A federal judge on Thursday enjoined [text, PDF] the US government from sending a US citizen who has been detained in Iraq for almost a year to another country.
This order follows the American Civil Liberty Union’s request [text, PDF] to temporarily block the detainee’s transference until the US government could produce legal authority that supported moving him to a third country.
Federal District Court Judge Tanya Chutkan issued [NPR report] the preliminary injunction a few minutes before the deadline to stop the unnamed citizen from being moved to a third country passed.
The detainee was taken into custody last September by the Syrian and US militaries. The man claimed [NYT report] that he was in Syria for journalism related purposes but he has also conceded to guarding a gas field and monitoring people for the Islamic State. The US government suspected that he had ties to IS because the extremist group’s recruitment files have him listed as a fighter. He was also found with $4,000 on his person and two flash drives t that contained thousands of photographs, including photos of military handbooks and guides on how to make bombs.
The ACLU wrote:
The executive has imprisoned Petitioner without charge for nearly seven months.

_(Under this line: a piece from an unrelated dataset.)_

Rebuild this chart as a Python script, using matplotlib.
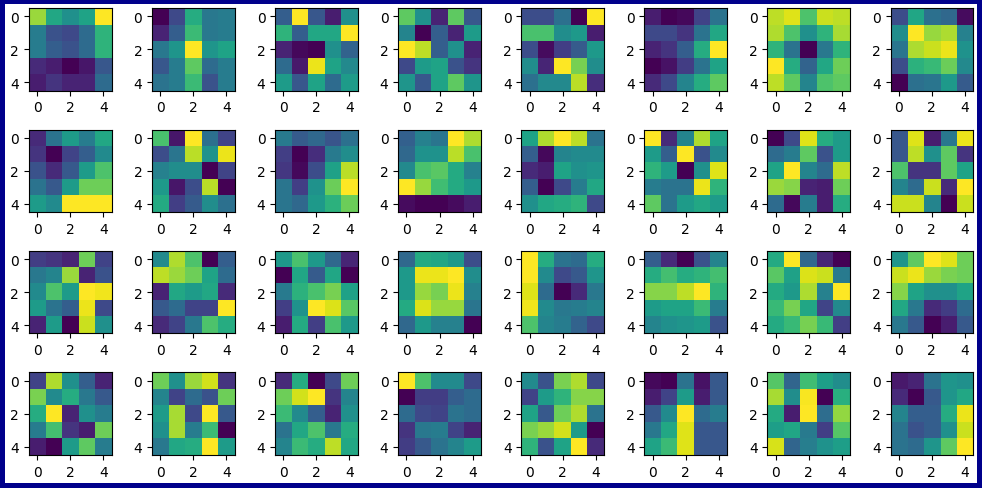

It would make a mockery of the Great Writ if the executive could not strip this American citizen of his right to seek his freedom by rending him to the custody of another country without established legal authority. In short, it violates the public interest to give the executive carte blanche over the liberty of American citizens based on the fiction that a forcible transfer to the custody of another government is equivalent to release from unlawful custody.
At a Friday hearing, Chutkan said she took the government’s concerns into consideration when making her decision but continued to be mindful of the unnamed detainee’s American citizenship.